The total expenditure is estimated to be Rs.438,795 crores during the year 2003-04 is higher by Rs.3855 crores as compared to last years budget and Rs,11028 crores as compared to revised estimates. Of which Rs.120,974 crores is for plan and Rs.317821 crores is for non-plan. He has pronounced that more than Rs. 60000 crores would be spent on various schemes during the year. (See table 2). It is despite the fact that there has been an increase in non-plan expenditure by Rs.24,022 crores.i.e. for interest payments (Rs.7560 crores), subsidies (Rs.7162 crores), and defence (Rs.9300 crores). Where are these funds provided for in the budgetary allocations is not clear from the budget documents. There are large variances in terms of allocations to different ministries both in comparison to last year's budget estimates as well as revised estimates. (table 1). In case of some of the ministries the allocations have been raised exorbitantly while in case of some of other ministries allocations in the current year's budget have been tremendously reduced.

Revenue:
Total revenue receipts of the center are estimated to be Rs.253,935 crores up by Rs. 8830 as compared to budget estimates 2002-03 and Rs16,999 as compared to revised estimates 2002-03. There is no change in the proportion in which revenues would accrue to the government. (table 3). Except for non-tax revenues where the proportion has gone by one percent, which is being financed through borrowings and other liabilities. Disinvestments of Rs.3000 crores has resulted in the loss of future non-tax revenue incomes of the central government. The finance minister has done little to raise revenues through alternative sources except about Rs 3000 crores through service tax by raising the service tax rate and including 10 more services in the tax net, through service tax.

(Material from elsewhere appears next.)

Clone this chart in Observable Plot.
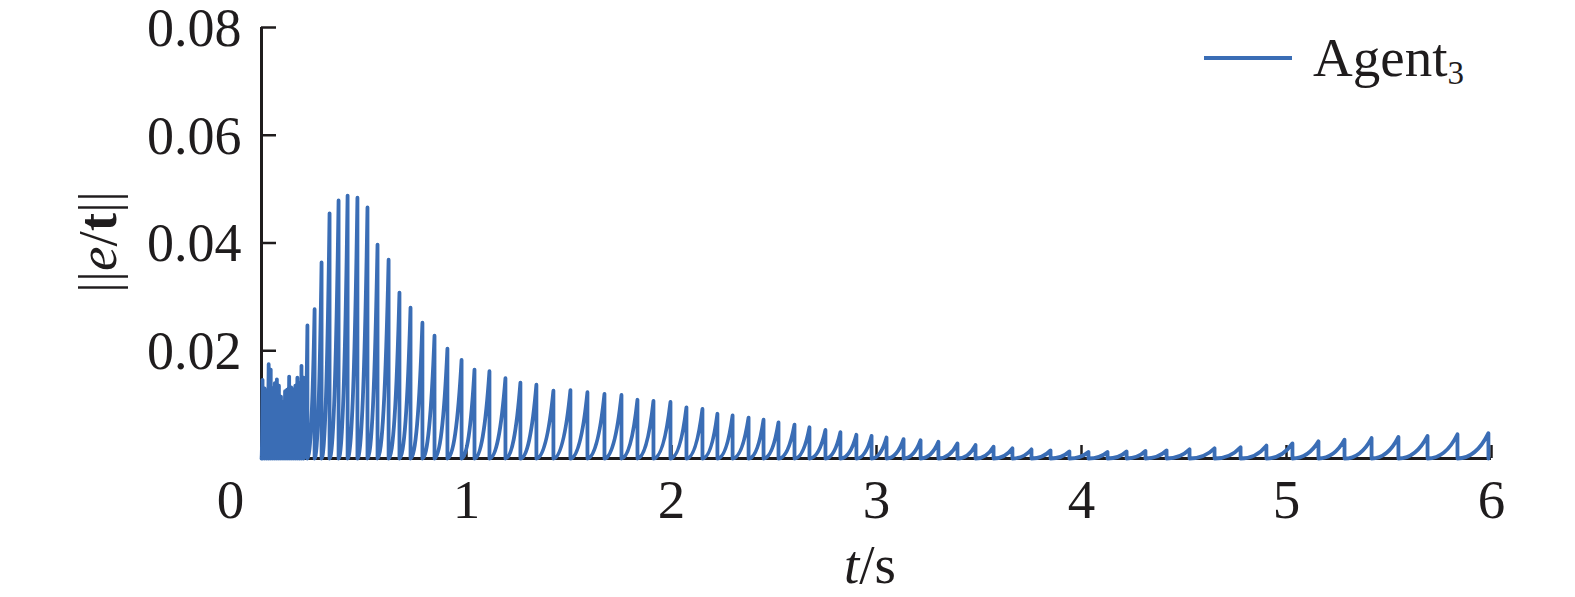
<!DOCTYPE html>
<html>
<head>
<meta charset="utf-8">
<script src="https://cdn.jsdelivr.net/npm/d3@7"></script>
<script src="https://cdn.jsdelivr.net/npm/@observablehq/plot@0.6"></script>
<style>
  html, body { margin: 0; padding: 0; background: #fff; }
  #chart { width: 1575px; height: 597px; }
</style>
</head>
<body>
<div id="chart"></div>
<script>
// Event-trigger instants (s) and the error norm reached just before each reset
const triggerTimes = [
  0.005, 0.015, 0.025, 0.035, 0.045, 0.055, 0.065, 0.075, 0.085, 0.095,
  0.105, 0.115, 0.125, 0.135, 0.145, 0.155, 0.165, 0.175, 0.185, 0.195, 0.205,
  0.224, 0.259, 0.293, 0.332, 0.376, 0.420, 0.468, 0.517, 0.566, 0.620,
  0.673, 0.727, 0.785, 0.844, 0.907, 0.976, 1.039, 1.112, 1.190, 1.263,
  1.341, 1.424, 1.507, 1.590, 1.673, 1.756, 1.834, 1.912, 1.995, 2.073,
  2.151, 2.224, 2.298, 2.376, 2.449, 2.522, 2.600, 2.673, 2.751, 2.824,
  2.902, 2.976, 3.049, 3.132, 3.215, 3.302, 3.395, 3.483, 3.571, 3.663,
  3.756, 3.849, 3.941, 4.034, 4.127, 4.220, 4.312, 4.415, 4.527, 4.649,
  4.776, 4.902, 5.029, 5.156, 5.283, 5.415, 5.546, 5.688, 5.834, 5.985
];
const peakValues = [
  0.0146, 0.0130, 0.0125, 0.0175, 0.0165, 0.0130, 0.0140, 0.0147, 0.0135, 0.0115,
  0.0105, 0.0125, 0.0128, 0.0152, 0.0132, 0.0128, 0.0135, 0.0150, 0.0140, 0.0172, 0.0150,
  0.0247, 0.0277, 0.0364, 0.0455, 0.0479, 0.0488, 0.0484, 0.0466, 0.0397, 0.0369,
  0.0308, 0.0280, 0.0252, 0.0228, 0.0204, 0.0183, 0.0165, 0.0162, 0.0149, 0.0141,
  0.0137, 0.0126, 0.0127, 0.0123, 0.0120, 0.0118, 0.0109, 0.0107, 0.0105, 0.0095,
  0.0092, 0.0083, 0.0080, 0.0076, 0.0072, 0.0067, 0.0063, 0.0058, 0.0053, 0.0049,
  0.0044, 0.0042, 0.0039, 0.0036, 0.0034, 0.0031, 0.0028, 0.0025, 0.0022, 0.0019,
  0.0017, 0.0015, 0.0013, 0.0012, 0.0012, 0.0013, 0.0014, 0.0015, 0.0017, 0.0019,
  0.0021, 0.0024, 0.0028, 0.0032, 0.0035, 0.0038, 0.0040, 0.0042, 0.0045, 0.0047
];
const xTicks = [1, 2, 3, 4, 5, 6];
const yTicks = [0.02, 0.04, 0.06, 0.08];
const originLabel = ["0"];
const seriesName = "Agent";
const seriesSub = "3";

// Build the sawtooth path: rise from 0 after each trigger, reset to 0 at the next
const points = [{t: 0, e: 0}];
triggerTimes.forEach((t, i) => {
  points.push({t, e: peakValues[i]});
  points.push({t, e: 0});
});

// Curve: concave-up rise between samples, straight vertical reset
function toothCurve(context) {
  let x0, y0, started = false;
  return {
    areaStart() {}, areaEnd() {},
    lineStart() { started = false; },
    lineEnd() {},
    point(x, y) {
      x = +x; y = +y;
      if (!started) { context.moveTo(x, y); started = true; }
      else { context.quadraticCurveTo(x0 + 0.6 * (x - x0), y0, x, y); }
      x0 = x; y0 = y;
    }
  };
}

const ink = "#1f1c1d";
const blue = "#3a6db5";
const font = "'Liberation Serif', 'Times New Roman', serif";
const fs = 55;

const chart = Plot.plot({
  width: 1575,
  height: 597,
  marginLeft: 261,
  marginRight: 84,
  marginTop: 27,
  marginBottom: 139,
  style: {fontFamily: font, fontSize: fs + "px", background: "#fff", color: ink},
  x: {domain: [0, 6]},
  y: {domain: [0, 0.08]},
  marks: [
    Plot.axisX({ticks: xTicks, tickSize: -13, fill: "none", stroke: ink, strokeWidth: 2.5, label: null}),
    Plot.axisX({ticks: xTicks, tickSize: 0, tickPadding: 20, tickFormat: d => String(d), fill: ink, fontSize: fs, label: null}),
    Plot.axisY({ticks: yTicks, tickSize: -15, fill: "none", stroke: ink, strokeWidth: 2.5, label: null}),
    Plot.axisY({ticks: yTicks, tickSize: 0, tickPadding: 20, dy: 1, tickFormat: d => d.toFixed(2), fill: ink, fontSize: 54, label: null}),
    Plot.text(originLabel, {x: 0, y: 0, text: d => d, dx: -31, dy: 20, lineAnchor: "top", fill: ink, fontSize: fs}),
    Plot.ruleX([0], {stroke: ink, strokeWidth: 3}),
    Plot.ruleY([0], {stroke: ink, strokeWidth: 3}),
    Plot.line(points, {x: "t", y: "e", stroke: blue, strokeWidth: 3.8, curve: toothCurve, strokeLinejoin: "round", strokeLinecap: "round"})
  ]
});

document.getElementById("chart").appendChild(chart);

const svg = d3.select(chart);

// y-axis title ||e/t||
const yl = svg.append("text")
  .attr("transform", "translate(116,242) rotate(-90)")
  .attr("text-anchor", "middle")
  .attr("font-family", font)
  .attr("font-size", fs)
  .attr("fill", ink);
yl.append("tspan").text("||");
yl.append("tspan").attr("font-style", "italic").text("e");
yl.append("tspan").text("/");
yl.append("tspan").attr("font-weight", "bold").text("t");
yl.append("tspan").text("||");

// x-axis title t/s
const xl = svg.append("text")
  .attr("x", 870).attr("y", 583)
  .attr("text-anchor", "middle")
  .attr("font-family", font)
  .attr("font-size", fs)
  .attr("fill", ink);
xl.append("tspan").attr("font-style", "italic").text("t");
xl.append("tspan").text("/s");

// legend
svg.append("line")
  .attr("x1", 1204).attr("x2", 1292).attr("y1", 58).attr("y2", 58)
  .attr("stroke", blue).attr("stroke-width", 4);
const lg = svg.append("text")
  .attr("x", 1313).attr("y", 76)
  .attr("text-anchor", "start")
  .attr("font-family", font)
  .attr("font-size", fs)
  .attr("fill", ink);
lg.append("tspan").text(seriesName);
lg.append("tspan").attr("font-size", 33).attr("dy", 8).text(seriesSub);
</script>
</body>
</html>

When a country becomes developed the share of non-tax revenues goes up. Similarly, the share of direct taxes also goes up as compared to indirect taxes. But this year's budget does not give any such indications at all.

XI. Conclusion:
This year's budget is neither a good economics nor good politics. The finance minister has taken up a role of provider rather than that of a facilitator. The budget should have taken care of more adequately more than 70 crores people living in the villages and slums of cities, more than 26 crores people living below poverty line, and more than 38 crores illiterates. Each one of them has one vote to cast and elect like their counterparts who belong to other advantage category. The budget should have raised more revenues through non-tax sources and also through schemes of curbing and unearthing black money. The budget should have provided financial details as to how the schemes announced by him are to be funded. His pronouncements involving funds of over Rs.70,000 crores do not match with figures of outlays in the budget documents. The budget should have focused on rigorous expenditure control management to effect fiscal consolidation to contain fiscal deficit below 5 percent.